Would you retype, exactly and without the pictures, the lines between the line holding "Emit a web page that matches this image, drawn with Plotly.js." and the line holding "const TILT = 3.5;", inclusive, and nothing else?

● ● ●

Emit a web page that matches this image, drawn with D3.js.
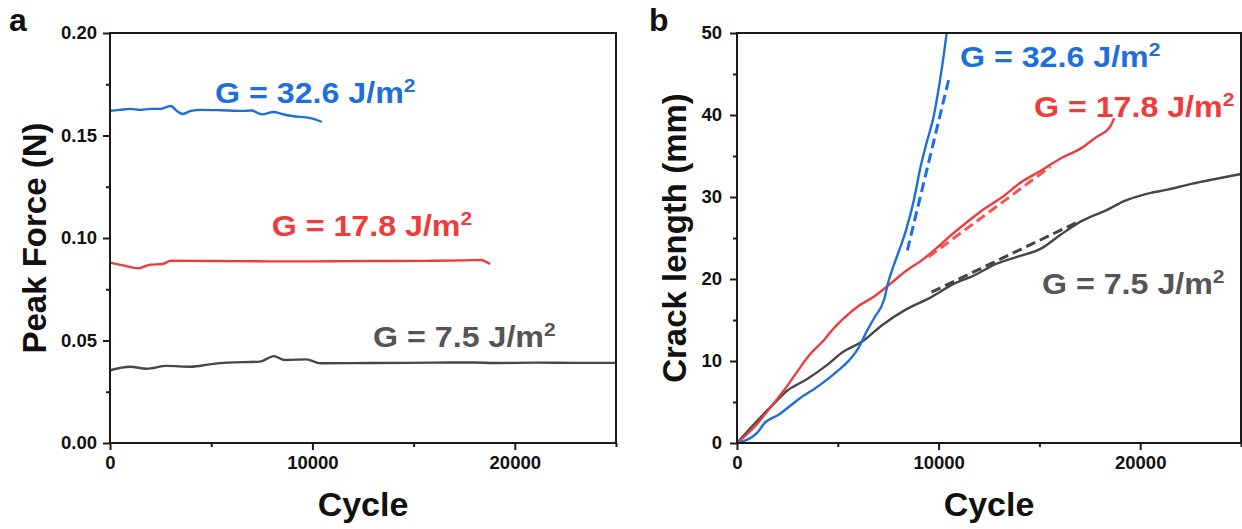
<!DOCTYPE html>
<html>
<head>
<meta charset="utf-8">
<script src="https://cdn.jsdelivr.net/npm/d3@7"></script>
<style>
  body { margin: 0; background: #fff; }
  text { font-family: "Liberation Sans", Arial, sans-serif; font-weight: bold; }
</style>
</head>
<body>
<div id="chart"></div>
<script>
// Panel a: peak force (N) vs cycle, [cycle, force]
var forceBlue = [[0,0.162],[500,0.1625],[1000,0.163],[1500,0.1625],[2000,0.163],[2500,0.163],[3000,0.1644],
  [3300,0.162],[3600,0.1605],[4000,0.162],[4500,0.1625],[5500,0.1623],[6500,0.162],[7000,0.1622],
  [7500,0.1603],[8100,0.1615],[8500,0.1605],[9000,0.1595],[9900,0.1585],[10460,0.1567]];
var forceRed = [[0,0.088],[700,0.0865],[1400,0.0852],[2000,0.087],[2600,0.0873],[3000,0.0889],[5000,0.0888],
  [8000,0.0886],[10000,0.0886],[12000,0.0887],[14000,0.0888],[16000,0.0889],[17500,0.0891],[18300,0.0893],[18780,0.0873]];
var forceGray = [[0,0.0355],[1000,0.0372],[1800,0.0362],[2800,0.0376],[4000,0.0372],[5000,0.0385],[5800,0.0392],
  [7400,0.0397],[8100,0.0424],[8600,0.0405],[9700,0.0408],[10400,0.0389],[13000,0.039],[16000,0.0392],
  [18000,0.0393],[19000,0.039],[21000,0.0392],[23000,0.0391],[25000,0.0391]];

// Panel b: crack length (mm) vs cycle, [cycle, length]
var crackBlue = [[0,0],[1020,1.3],[1320,2.3],[2100,3.5],[3090,5.4],[4070,7.0],[4850,8.5],[5640,10.3],[6030,11.6],
  [6430,13.6],[6820,15.3],[7310,17.6],[7480,19.4],[7750,21.5],[8000,23.2],[8390,26.0],[8780,29.7],[9080,33.4],
  [9370,36.3],[9770,40.0],[10060,44.1],[10260,47.4],[10400,50]];
var crackRed = [[0,0],[920,2.1],[1710,4.5],[2500,7.0],[2990,8.7],[3580,10.7],[4260,12.4],[4660,13.6],[5250,15.1],
  [6030,16.7],[6820,17.9],[7600,19.4],[8390,21.0],[9180,22.3],[9960,23.9],[10550,25.2],[11340,26.8],
  [12120,28.3],[13110,29.9],[14090,31.8],[15070,33.2],[16050,34.7],[17040,35.9],[17820,37.3],[18510,38.6],[18710,39.6]];
var crackGray = [[0,0],[920,2.5],[1710,4.5],[2500,6.4],[3480,7.8],[4460,9.5],[5250,11.1],[6230,12.4],[7210,14.4],
  [8390,16.3],[9570,17.7],[10750,19.4],[11730,20.4],[12910,21.9],[13890,22.7],[15070,23.7],[16050,25.4],
  [17040,27.0],[18410,28.5],[19200,29.5],[20180,30.3],[21360,30.9],[22540,31.6],[23720,32.2],[25000,32.8]];

// linear fits (dashed)
var fitBlue = [[8450,23.5],[10500,44.3]];
var fitRed = [[9500,22.7],[15550,33.7]];
var fitGray = [[9650,18.4],[17030,27.1]];

var xTicks = [0, 10000, 20000];
var xMinor = [5000, 15000, 25000];
var forceTicks = [0, 0.05, 0.10, 0.15, 0.20];
var forceMinor = [0.025, 0.075, 0.125, 0.175];
var crackTicks = [0, 10, 20, 30, 40, 50];
var crackMinor = [5, 15, 25, 35, 45];

var blue = "#1f6fdb", red = "#ee3b3b", gray = "#474747";

var svg = d3.select("#chart").append("svg")
    .attr("width", 1242)
    .attr("height", 529);

function draw(o) {
    var x = d3.scaleLinear().domain([0, 25000]).range([o.left, o.right]);
    var y = d3.scaleLinear().domain(o.yDomain).range([443, 33]);
    var g = svg.append("g");

    // data lines
    var line = d3.line().curve(d3.curveMonotoneX)
        .x(function(d) { return x(d[0]) }).y(function(d) { return y(d[1]) });
    o.series.forEach(function(s) {
        g.append("path")
            .attr("d", line(s.values))
            .attr("fill", "none")
            .attr("stroke", s.color)
            .attr("stroke-width", s.dash ? 3 : 2.4)
            .attr("stroke-dasharray", s.dash ? "10,5" : null)
            .attr("stroke-linejoin", "round");
    });

    // frame
    g.append("rect")
        .attr("x", o.left).attr("y", 33)
        .attr("width", o.right - o.left).attr("height", 410)
        .attr("fill", "none").attr("stroke", "#1a1a1a").attr("stroke-width", 2);

    // axes: major + minor
    g.append("g").attr("transform", "translate(0,443)")
        .call(d3.axisBottom(x).tickValues(xTicks).tickSize(7).tickPadding(6).tickFormat(d3.format("d")));
    g.append("g").attr("transform", "translate(0,443)")
        .call(d3.axisBottom(x).tickValues(xMinor).tickSize(4).tickFormat(""));
    g.append("g").attr("transform", "translate(" + o.left + ",0)")
        .call(d3.axisLeft(y).tickValues(o.yTicks).tickSize(7).tickPadding(o.yPad).tickFormat(o.yFormat));
    g.append("g").attr("transform", "translate(" + o.left + ",0)")
        .call(d3.axisLeft(y).tickValues(o.yMinor).tickSize(4).tickFormat(""));

    g.selectAll(".domain").remove();
    g.selectAll(".tick line").attr("stroke", "#1a1a1a").attr("stroke-width", 2);
    g.selectAll(".tick text").attr("fill", "#111").style("font-size", "18.5px");

    // axis titles
    g.append("text")
        .attr("x", (o.left + o.right) / 2).attr("y", 516)
        .attr("text-anchor", "middle").style("font-size", "34px")
        .attr("fill", "#111").text("Cycle");
    g.append("text")
        .attr("transform", "translate(" + o.titleX + ",238) rotate(-90)")
        .attr("text-anchor", "middle").style("font-size", "33px")
        .attr("fill", "#111").text(o.yTitle);

    // panel letter
    g.append("text").attr("x", o.letterX).attr("y", 31)
        .style("font-size", "32px").attr("fill", "#111").text(o.letter);

    // G labels (slightly wide lettering)
    o.labels.forEach(function(l) {
        var t = g.append("text")
            .attr("transform", "translate(" + x(l.at[0]) + "," + y(l.at[1]) + ") scale(1.11,1)")
            .style("font-size", "29px").attr("fill", l.color)
            .text(l.text);
        t.append("tspan").attr("dy", -11).style("font-size", "19px").text("2");
    });
}

draw({
    left: 110, right: 616, yDomain: [0, 0.2],
    yTicks: forceTicks, yMinor: forceMinor, yFormat: d3.format(".2f"), yPad: 6,
    yTitle: "Peak Force (N)", titleX: 46, letter: "a", letterX: 9,
    series: [
        { values: forceBlue, color: blue },
        { values: forceRed, color: red },
        { values: forceGray, color: gray }
    ],
    labels: [
        { text: "G = 32.6 J/m", at: [5190, 0.166], color: blue },
        { text: "G = 17.8 J/m", at: [7990, 0.101], color: red },
        { text: "G = 7.5 J/m", at: [13000, 0.047], color: "#555" }
    ]
});

draw({
    left: 737, right: 1241, yDomain: [0, 50],
    yTicks: crackTicks, yMinor: crackMinor, yFormat: d3.format("d"), yPad: 8,
    yTitle: "Crack length (mm)", titleX: 686, letter: "b", letterX: 649,
    series: [
        { values: crackGray, color: gray },
        { values: crackRed, color: red },
        { values: crackBlue, color: blue },
        { values: fitBlue, color: "#1a6cf0", dash: true },
        { values: fitRed, color: "#f25555", dash: true },
        { values: fitGray, color: "#444", dash: true }
    ],
    labels: [
        { text: "G = 32.6 J/m", at: [11060, 45.8], color: blue },
        { text: "G = 17.8 J/m", at: [14730, 39.8], color: red },
        { text: "G = 7.5 J/m", at: [15130, 18.2], color: "#555" }
    ]
});
</script>
</body>
</html>
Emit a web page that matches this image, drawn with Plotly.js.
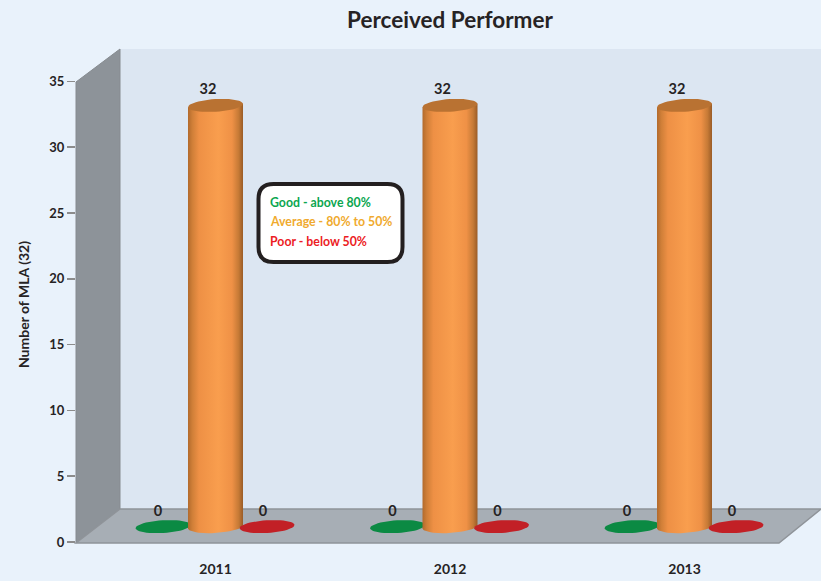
<!DOCTYPE html>
<html><head><meta charset="utf-8">
<script src="https://cdn.plot.ly/plotly-3.0.1.min.js"></script>
<style>html,body{margin:0;padding:0;background:#e9f2fb}#c{width:821px;height:581px}</style>
</head><body><div id="c"></div>
<script>
const years = ['2011', '2012', '2013'];
const good = [0, 0, 0];
const average = [32, 32, 32];
const poor = [0, 0, 0];
const legendLines = ['Good - above 80%', 'Average - 80% to 50%', 'Poor - below 50%'];
const legendColors = ['#0ba650', '#f0aa2e', '#ec1c24'];
const titleText = 'Perceived Performer';
const yTitle = 'Number of MLA (32)';

const W = 821, H = 581, L = 76, T = 67, B = 39;
const pxPerCat = 234.5, pxPerVal = 13.16, zeroPx = H - B, firstCatPx = 215.5;
const X = p => (p - firstCatPx) / pxPerCat;
const Y = p => (zeroPx - p) / pxPerVal;
const PX = p => (p - L) / (W - L);
const PY = p => (H - B - p) / (H - B - T);
const floorRise = 15.4 / pxPerVal;
const FONT = 'Lato, "Open Sans", sans-serif';
const INK = '#262324';
const idx = years.map((_, i) => i);
const TILT = 3.5;

function ellipse(cx, cy, rx, ry, tiltDeg) {
  const a = tiltDeg * Math.PI / 180, xs = [], ys = [];
  for (let k = 0; k <= 48; k++) {
    const t = k / 48 * 2 * Math.PI, ex = rx * Math.cos(t), ey = ry * Math.sin(t);
    xs.push(cx + (ex * Math.cos(a) + ey * Math.sin(a)) / pxPerCat);
    ys.push(cy + (ex * Math.sin(a) - ey * Math.cos(a)) / pxPerVal);
  }
  return {x: xs, y: ys};
}
function disc(cx, value, color, rx, ry, tilt) {
  const e = ellipse(cx, value + floorRise, rx, ry, tilt);
  return {x: e.x, y: e.y, mode: 'lines', fill: 'toself', fillcolor: color, line: {width: 0},
    hoverinfo: 'skip', showlegend: false};
}
function cylinder(cx, value) {
  const rx = 27.5 / pxPerCat, ry = 6.4 / pxPerVal, slope = 1.7 / pxPerVal, xs = [], ys = [];
  const base = floorRise, top = value + floorRise;
  for (let k = 0; k <= 24; k++) {
    const t = Math.PI * k / 24;
    xs.push(cx - rx * Math.cos(t)); ys.push(base - ry * Math.sin(t) - slope * Math.cos(t));
  }
  xs.push(cx + rx); ys.push(top + slope); xs.push(cx - rx); ys.push(top - slope);
  xs.push(cx - rx); ys.push(base - slope);
  return {x: xs, y: ys, mode: 'lines', fill: 'toself', line: {width: 0},
    fillgradient: {type: 'horizontal', colorscale: [
      [0, '#b26a2c'], [0.08, '#d07f38'], [0.2, '#ee9045'], [0.55, '#f99e4e'],
      [0.8, '#ef9146'], [0.92, '#c67a36'], [1, '#9a5c27']]},
    hoverinfo: 'skip', showlegend: false};
}

const traces = [];
const greenOff = -52.5 / pxPerCat, redOff = 51.5 / pxPerCat;
idx.forEach(i => {
  traces.push(disc(i + greenOff, good[i], '#0b8a43', 27.5, 6.4, TILT));
  traces.push(cylinder(i, average[i]));
  traces.push(disc(i, average[i], '#b97232', 27.5, 6.4, TILT));
  traces.push(disc(i + redOff, poor[i], '#c22026', 27.5, 6.4, TILT));
});
// value labels
const labelTrace = (xOff, vals, liftPx) => ({
  x: idx.map(i => i + xOff), y: vals.map(v => v + floorRise + liftPx / pxPerVal),
  text: vals.map(String), mode: 'text', textposition: 'middle center',
  textfont: {family: FONT, size: 14.5, color: INK, weight: 700},
  hoverinfo: 'skip', showlegend: false, cliponaxis: false
});
traces.push(labelTrace(-57.5 / pxPerCat, good, 14.5));
traces.push(labelTrace(-7.5 / pxPerCat, average, 15.5));
traces.push(labelTrace(47.5 / pxPerCat, poor, 14.5));

const pathOf = pts => pts.map((p, i) => (i ? 'L ' : 'M ') + PX(p[0]) + ' ' + PY(p[1])).join(' ') + ' Z';
const bx0 = 258.5, bx1 = 402.5, by0 = 184, by1 = 262, r = 15;
const mx = PX, my = PY;
const boxPath =
  `M ${mx(bx0 + r)} ${my(by0)} L ${mx(bx1 - r)} ${my(by0)} Q ${mx(bx1)} ${my(by0)} ${mx(bx1)} ${my(by0 + r)} ` +
  `L ${mx(bx1)} ${my(by1 - r)} Q ${mx(bx1)} ${my(by1)} ${mx(bx1 - r)} ${my(by1)} ` +
  `L ${mx(bx0 + r)} ${my(by1)} Q ${mx(bx0)} ${my(by1)} ${mx(bx0)} ${my(by1 - r)} ` +
  `L ${mx(bx0)} ${my(by0 + r)} Q ${mx(bx0)} ${my(by0)} ${mx(bx0 + r)} ${my(by0)} Z`;

const legendY = [202, 221, 241];
const layout = {
  width: W, height: H,
  margin: {l: L, r: 0, t: T, b: B},
  paper_bgcolor: '#e9f2fb', plot_bgcolor: 'rgba(0,0,0,0)',
  showlegend: false, hovermode: false,
  title: {text: '<b>' + titleText + '</b>', x: 450 / W, xref: 'container', xanchor: 'center', y: 1 - 20 / H,
    yref: 'container', yanchor: 'middle', font: {family: FONT, size: 22.5, color: INK}},
  xaxis: {
    range: [X(L), X(W)], tickmode: 'array', tickvals: idx, ticktext: years,
    showgrid: false, zeroline: false, showline: false,
    ticks: 'outside', ticklen: 14, tickcolor: 'rgba(0,0,0,0)',
    tickfont: {family: FONT, size: 14, color: INK, weight: 700}, fixedrange: true
  },
  yaxis: {
    range: [0, (zeroPx - T) / pxPerVal], tickmode: 'array', tickvals: [0, 5, 10, 15, 20, 25, 30, 35],
    showgrid: false, zeroline: false, showline: false,
    ticks: 'outside', ticklen: 8, tickwidth: 1.5, tickcolor: '#8c8c8c',
    tickfont: {family: FONT, size: 13, color: INK, weight: 700}, fixedrange: true,
    title: {text: '<b>' + yTitle + '</b>', standoff: 16, font: {family: FONT, size: 14, color: INK}}
  },
  shapes: [
    {type: 'path', layer: 'below', xref: 'paper', yref: 'paper',
      path: pathOf([[120, 49], [W, 49], [W, 509], [120, 509]]), fillcolor: '#dce6f2', line: {width: 0}},
    {type: 'path', layer: 'below', xref: 'paper', yref: 'paper',
      path: pathOf([[76, 82], [120, 49], [120, 509], [76, 543]]), fillcolor: '#8d9399', line: {color: '#868b90', width: 1}},
    {type: 'path', layer: 'below', xref: 'paper', yref: 'paper',
      path: pathOf([[76, 543], [120, 509], [W, 509], [779, 543]]), fillcolor: '#a7aeb5', line: {color: '#8f9499', width: 1.5}},
    {type: 'path', layer: 'above', xref: 'paper', yref: 'paper', path: boxPath, fillcolor: '#ffffff',
      line: {color: '#231f20', width: 4}}
  ],
  annotations: legendLines.map((t, i) => ({
    text: '<b>' + t + '</b>', xref: 'paper', yref: 'paper', x: PX(268), y: PY(legendY[i]),
    xanchor: 'left', yanchor: 'middle', showarrow: false,
    font: {family: FONT, size: 12.3, color: legendColors[i]}
  }))
};
Plotly.newPlot('c', traces, layout, {displayModeBar: false, staticPlot: true});
</script></body></html>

● ● ●

#### EXERCISE OUTPUT:
Emit a web page that matches this image, drawn with Plotly.js.
<!DOCTYPE html>
<html><head><meta charset="utf-8">
<script src="https://cdn.plot.ly/plotly-3.0.1.min.js"></script>
<style>html,body{margin:0;padding:0;background:#e9f2fb}#c{width:821px;height:581px}</style>
</head><body><div id="c"></div>
<script>
const years = ['2011', '2012', '2013'];
const good = [0, 0, 0];
const average = [32, 32, 32];
const poor = [0, 0, 0];
const legendLines = ['Good - above 80%', 'Average - 80% to 50%', 'Poor - below 50%'];
const legendColors = ['#0ba650', '#f0aa2e', '#ec1c24'];
const titleText = 'Perceived Performer';
const yTitle = 'Number of MLA (32)';

const W = 821, H = 581, L = 76, T = 67, B = 39;
const pxPerCat = 234.5, pxPerVal = 13.16, zeroPx = H - B, firstCatPx = 215.5;
const X = p => (p - firstCatPx) / pxPerCat;
const Y = p => (zeroPx - p) / pxPerVal;
const PX = p => (p - L) / (W - L);
const PY = p => (H - B - p) / (H - B - T);
const floorRise = 15.4 / pxPerVal;
const FONT = 'Lato, "Open Sans", sans-serif';
const INK = '#262324';
const idx = years.map((_, i) => i);
const TILT = 3.5;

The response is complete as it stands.